- [Aim of the exercise]: Give back every line exactly as it appears, pictures excluded.

+++ Dataset extract +++

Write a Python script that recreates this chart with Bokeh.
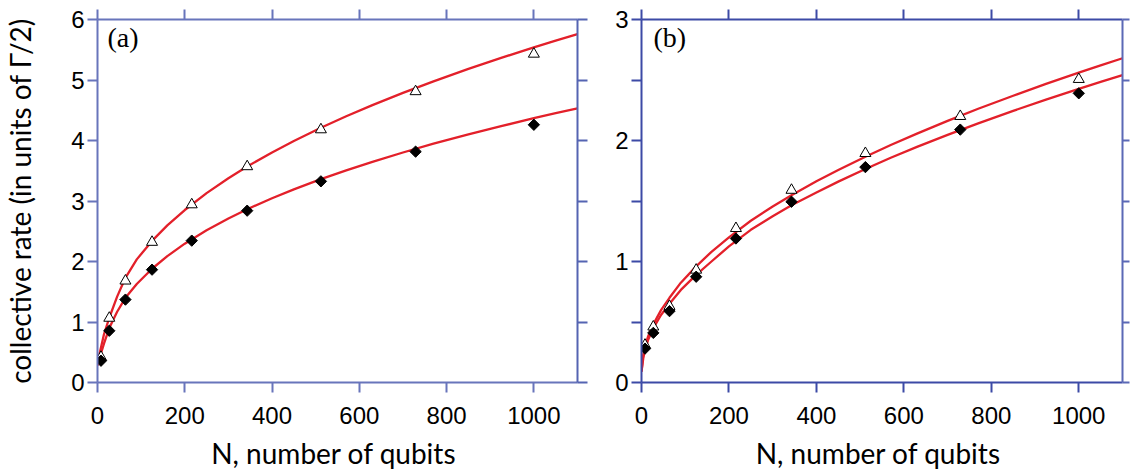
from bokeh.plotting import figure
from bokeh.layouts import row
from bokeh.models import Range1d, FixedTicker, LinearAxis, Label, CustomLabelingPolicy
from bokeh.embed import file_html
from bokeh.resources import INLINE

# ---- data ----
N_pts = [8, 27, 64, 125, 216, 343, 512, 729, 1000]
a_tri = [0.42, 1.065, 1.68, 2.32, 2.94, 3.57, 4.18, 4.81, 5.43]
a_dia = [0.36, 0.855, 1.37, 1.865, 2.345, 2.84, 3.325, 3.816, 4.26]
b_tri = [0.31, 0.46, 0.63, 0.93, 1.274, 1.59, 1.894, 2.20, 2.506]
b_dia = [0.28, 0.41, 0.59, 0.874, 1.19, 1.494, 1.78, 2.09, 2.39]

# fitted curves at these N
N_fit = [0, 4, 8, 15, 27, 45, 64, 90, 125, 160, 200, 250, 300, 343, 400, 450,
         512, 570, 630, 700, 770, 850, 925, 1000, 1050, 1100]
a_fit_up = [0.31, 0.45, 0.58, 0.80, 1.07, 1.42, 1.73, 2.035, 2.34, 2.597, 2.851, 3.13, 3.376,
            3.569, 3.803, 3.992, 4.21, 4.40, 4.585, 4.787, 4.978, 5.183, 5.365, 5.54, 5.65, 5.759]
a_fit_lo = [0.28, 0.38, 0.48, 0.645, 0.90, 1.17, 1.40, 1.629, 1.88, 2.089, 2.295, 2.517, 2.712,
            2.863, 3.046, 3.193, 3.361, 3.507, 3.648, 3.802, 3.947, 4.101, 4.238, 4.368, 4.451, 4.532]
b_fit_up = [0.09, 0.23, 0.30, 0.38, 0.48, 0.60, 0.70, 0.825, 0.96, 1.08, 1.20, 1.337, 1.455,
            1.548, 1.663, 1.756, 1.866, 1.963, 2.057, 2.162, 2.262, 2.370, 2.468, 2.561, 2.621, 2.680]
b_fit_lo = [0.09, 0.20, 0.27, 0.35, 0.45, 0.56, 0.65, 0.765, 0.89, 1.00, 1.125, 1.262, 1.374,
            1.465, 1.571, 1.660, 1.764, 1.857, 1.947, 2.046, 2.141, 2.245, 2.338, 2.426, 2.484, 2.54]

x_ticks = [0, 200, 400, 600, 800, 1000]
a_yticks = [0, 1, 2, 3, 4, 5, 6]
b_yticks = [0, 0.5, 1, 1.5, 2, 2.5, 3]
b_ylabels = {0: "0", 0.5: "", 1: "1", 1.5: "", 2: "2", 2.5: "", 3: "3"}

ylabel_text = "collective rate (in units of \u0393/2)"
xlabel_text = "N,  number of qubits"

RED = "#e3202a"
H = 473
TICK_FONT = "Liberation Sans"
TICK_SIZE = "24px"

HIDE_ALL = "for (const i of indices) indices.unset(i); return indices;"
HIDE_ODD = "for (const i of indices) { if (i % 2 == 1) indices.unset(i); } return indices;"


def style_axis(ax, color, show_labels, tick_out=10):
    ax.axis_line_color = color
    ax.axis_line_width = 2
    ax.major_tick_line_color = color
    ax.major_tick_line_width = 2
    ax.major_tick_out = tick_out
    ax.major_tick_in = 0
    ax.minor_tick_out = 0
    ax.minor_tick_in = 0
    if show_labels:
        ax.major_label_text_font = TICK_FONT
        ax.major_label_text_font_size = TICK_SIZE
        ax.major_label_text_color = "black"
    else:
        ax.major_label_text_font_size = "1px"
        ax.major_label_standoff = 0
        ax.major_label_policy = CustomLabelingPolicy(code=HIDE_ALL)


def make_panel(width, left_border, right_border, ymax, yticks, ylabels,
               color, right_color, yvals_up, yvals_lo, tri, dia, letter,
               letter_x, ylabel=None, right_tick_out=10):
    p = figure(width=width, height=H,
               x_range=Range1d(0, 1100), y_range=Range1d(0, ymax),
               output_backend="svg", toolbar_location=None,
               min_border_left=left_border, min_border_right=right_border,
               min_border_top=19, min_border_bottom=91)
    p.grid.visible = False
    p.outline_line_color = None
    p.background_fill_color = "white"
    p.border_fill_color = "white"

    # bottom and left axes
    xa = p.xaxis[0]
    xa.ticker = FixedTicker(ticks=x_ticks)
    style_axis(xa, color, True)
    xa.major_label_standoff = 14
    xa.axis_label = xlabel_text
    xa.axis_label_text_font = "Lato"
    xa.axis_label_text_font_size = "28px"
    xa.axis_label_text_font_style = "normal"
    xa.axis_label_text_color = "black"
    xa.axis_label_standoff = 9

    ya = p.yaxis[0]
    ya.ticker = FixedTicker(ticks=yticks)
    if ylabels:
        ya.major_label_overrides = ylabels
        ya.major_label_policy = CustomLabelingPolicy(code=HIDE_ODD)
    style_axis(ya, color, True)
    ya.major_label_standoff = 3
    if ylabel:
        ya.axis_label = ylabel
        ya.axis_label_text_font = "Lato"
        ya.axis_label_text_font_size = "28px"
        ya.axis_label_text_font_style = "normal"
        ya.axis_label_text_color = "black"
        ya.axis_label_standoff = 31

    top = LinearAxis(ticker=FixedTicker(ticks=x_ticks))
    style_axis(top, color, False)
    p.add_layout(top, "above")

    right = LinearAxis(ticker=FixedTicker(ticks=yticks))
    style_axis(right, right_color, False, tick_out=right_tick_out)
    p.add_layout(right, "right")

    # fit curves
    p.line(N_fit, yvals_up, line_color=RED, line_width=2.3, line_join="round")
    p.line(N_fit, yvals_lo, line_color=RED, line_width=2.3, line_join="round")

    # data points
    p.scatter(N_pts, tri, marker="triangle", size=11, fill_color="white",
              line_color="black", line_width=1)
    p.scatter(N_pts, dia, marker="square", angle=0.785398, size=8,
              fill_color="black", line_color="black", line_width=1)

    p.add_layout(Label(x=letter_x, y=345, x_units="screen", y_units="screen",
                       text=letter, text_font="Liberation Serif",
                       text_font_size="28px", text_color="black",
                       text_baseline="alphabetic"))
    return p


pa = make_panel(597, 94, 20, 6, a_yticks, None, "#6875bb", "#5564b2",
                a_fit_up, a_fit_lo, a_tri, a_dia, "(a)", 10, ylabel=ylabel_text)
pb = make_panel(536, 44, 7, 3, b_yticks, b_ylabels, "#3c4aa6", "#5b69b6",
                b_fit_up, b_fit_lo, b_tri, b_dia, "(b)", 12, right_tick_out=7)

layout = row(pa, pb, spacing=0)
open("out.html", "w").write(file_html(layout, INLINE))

+++

- [Output]:
Write a Python script that recreates this chart with Bokeh.
from bokeh.plotting import figure
from bokeh.layouts import row
from bokeh.models import Range1d, FixedTicker, LinearAxis, Label, CustomLabelingPolicy
from bokeh.embed import file_html
from bokeh.resources import INLINE

# ---- data ----
N_pts = [8, 27, 64, 125, 216, 343, 512, 729, 1000]
a_tri = [0.42, 1.065, 1.68, 2.32, 2.94, 3.57, 4.18, 4.81, 5.43]
a_dia = [0.36, 0.855, 1.37, 1.865, 2.345, 2.84, 3.325, 3.816, 4.26]
b_tri = [0.31, 0.46, 0.63, 0.93, 1.274, 1.59, 1.894, 2.20, 2.506]
b_dia = [0.28, 0.41, 0.59, 0.874, 1.19, 1.494, 1.78, 2.09, 2.39]

# fitted curves at these N
N_fit = [0, 4, 8, 15, 27, 45, 64, 90, 125, 160, 200, 250, 300, 343, 400, 450,
         512, 570, 630, 700, 770, 850, 925, 1000, 1050, 1100]
a_fit_up = [0.31, 0.45, 0.58, 0.80, 1.07, 1.42, 1.73, 2.035, 2.34, 2.597, 2.851, 3.13, 3.376,
            3.569, 3.803, 3.992, 4.21, 4.40, 4.585, 4.787, 4.978, 5.183, 5.365, 5.54, 5.65, 5.759]
a_fit_lo = [0.28, 0.38, 0.48, 0.645, 0.90, 1.17, 1.40, 1.629, 1.88, 2.089, 2.295, 2.517, 2.712,
            2.863, 3.046, 3.193, 3.361, 3.507, 3.648, 3.802, 3.947, 4.101, 4.238, 4.368, 4.451, 4.532]
b_fit_up = [0.09, 0.23, 0.30, 0.38, 0.48, 0.60, 0.70, 0.825, 0.96, 1.08, 1.20, 1.337, 1.455,
            1.548, 1.663, 1.756, 1.866, 1.963, 2.057, 2.162, 2.262, 2.370, 2.468, 2.561, 2.621, 2.680]
b_fit_lo = [0.09, 0.20, 0.27, 0.35, 0.45, 0.56, 0.65, 0.765, 0.89, 1.00, 1.125, 1.262, 1.374,
            1.465, 1.571, 1.660, 1.764, 1.857, 1.947, 2.046, 2.141, 2.245, 2.338, 2.426, 2.484, 2.54]

x_ticks = [0, 200, 400, 600, 800, 1000]
a_yticks = [0, 1, 2, 3, 4, 5, 6]
b_yticks = [0, 0.5, 1, 1.5, 2, 2.5, 3]
b_ylabels = {0: "0", 0.5: "", 1: "1", 1.5: "", 2: "2", 2.5: "", 3: "3"}

ylabel_text = "collective rate (in units of \u0393/2)"
xlabel_text = "N,  number of qubits"

RED = "#e3202a"
H = 473
TICK_FONT = "Liberation Sans"
TICK_SIZE = "24px"

HIDE_ALL = "for (const i of indices) indices.unset(i); return indices;"
HIDE_ODD = "for (const i of indices) { if (i % 2 == 1) indices.unset(i); } return indices;"


def style_axis(ax, color, show_labels, tick_out=10):
    ax.axis_line_color = color
    ax.axis_line_width = 2
    ax.major_tick_line_color = color
    ax.major_tick_line_width = 2
    ax.major_tick_out = tick_out
    ax.major_tick_in = 0
    ax.minor_tick_out = 0
    ax.minor_tick_in = 0
    if show_labels:
        ax.major_label_text_font = TICK_FONT
        ax.major_label_text_font_size = TICK_SIZE
        ax.major_label_text_color = "black"
    else:
        ax.major_label_text_font_size = "1px"
        ax.major_label_standoff = 0
        ax.major_label_policy = CustomLabelingPolicy(code=HIDE_ALL)


def make_panel(width, left_border, right_border, ymax, yticks, ylabels,
               color, right_color, yvals_up, yvals_lo, tri, dia, letter,
               letter_x, ylabel=None, right_tick_out=10):
    p = figure(width=width, height=H,
               x_range=Range1d(0, 1100), y_range=Range1d(0, ymax),
               output_backend="svg", toolbar_location=None,
               min_border_left=left_border, min_border_right=right_border,
               min_border_top=19, min_border_bottom=91)
    p.grid.visible = False
    p.outline_line_color = None
    p.background_fill_color = "white"
    p.border_fill_color = "white"

    # bottom and left axes
    xa = p.xaxis[0]
    xa.ticker = FixedTicker(ticks=x_ticks)
    style_axis(xa, color, True)
    xa.major_label_standoff = 14
    xa.axis_label = xlabel_text
    xa.axis_label_text_font = "Lato"
    xa.axis_label_text_font_size = "28px"
    xa.axis_label_text_font_style = "normal"
    xa.axis_label_text_color = "black"
    xa.axis_label_standoff = 9

    ya = p.yaxis[0]
    ya.ticker = FixedTicker(ticks=yticks)
    if ylabels:
        ya.major_label_overrides = ylabels
        ya.major_label_policy = CustomLabelingPolicy(code=HIDE_ODD)
    style_axis(ya, color, True)
    ya.major_label_standoff = 3
    if ylabel:
        ya.axis_label = ylabel
        ya.axis_label_text_font = "Lato"
        ya.axis_label_text_font_size = "28px"
        ya.axis_label_text_font_style = "normal"
        ya.axis_label_text_color = "black"
        ya.axis_label_standoff = 31

    top = LinearAxis(ticker=FixedTicker(ticks=x_ticks))
    style_axis(top, color, False)
    p.add_layout(top, "above")

    right = LinearAxis(ticker=FixedTicker(ticks=yticks))
    style_axis(right, right_color, False, tick_out=right_tick_out)
    p.add_layout(right, "right")

    # fit curves
    p.line(N_fit, yvals_up, line_color=RED, line_width=2.3, line_join="round")
    p.line(N_fit, yvals_lo, line_color=RED, line_width=2.3, line_join="round")

    # data points
    p.scatter(N_pts, tri, marker="triangle", size=11, fill_color="white",
              line_color="black", line_width=1)
    p.scatter(N_pts, dia, marker="square", angle=0.785398, size=8,
              fill_color="black", line_color="black", line_width=1)

    p.add_layout(Label(x=letter_x, y=345, x_units="screen", y_units="screen",
                       text=letter, text_font="Liberation Serif",
                       text_font_size="28px", text_color="black",
                       text_baseline="alphabetic"))
    return p


pa = make_panel(597, 94, 20, 6, a_yticks, None, "#6875bb", "#5564b2",
                a_fit_up, a_fit_lo, a_tri, a_dia, "(a)", 10, ylabel=ylabel_text)
pb = make_panel(536, 44, 7, 3, b_yticks, b_ylabels, "#3c4aa6", "#5b69b6",
                b_fit_up, b_fit_lo, b_tri, b_dia, "(b)", 12, right_tick_out=7)

layout = row(pa, pb, spacing=0)
open("out.html", "w").write(file_html(layout, INLINE))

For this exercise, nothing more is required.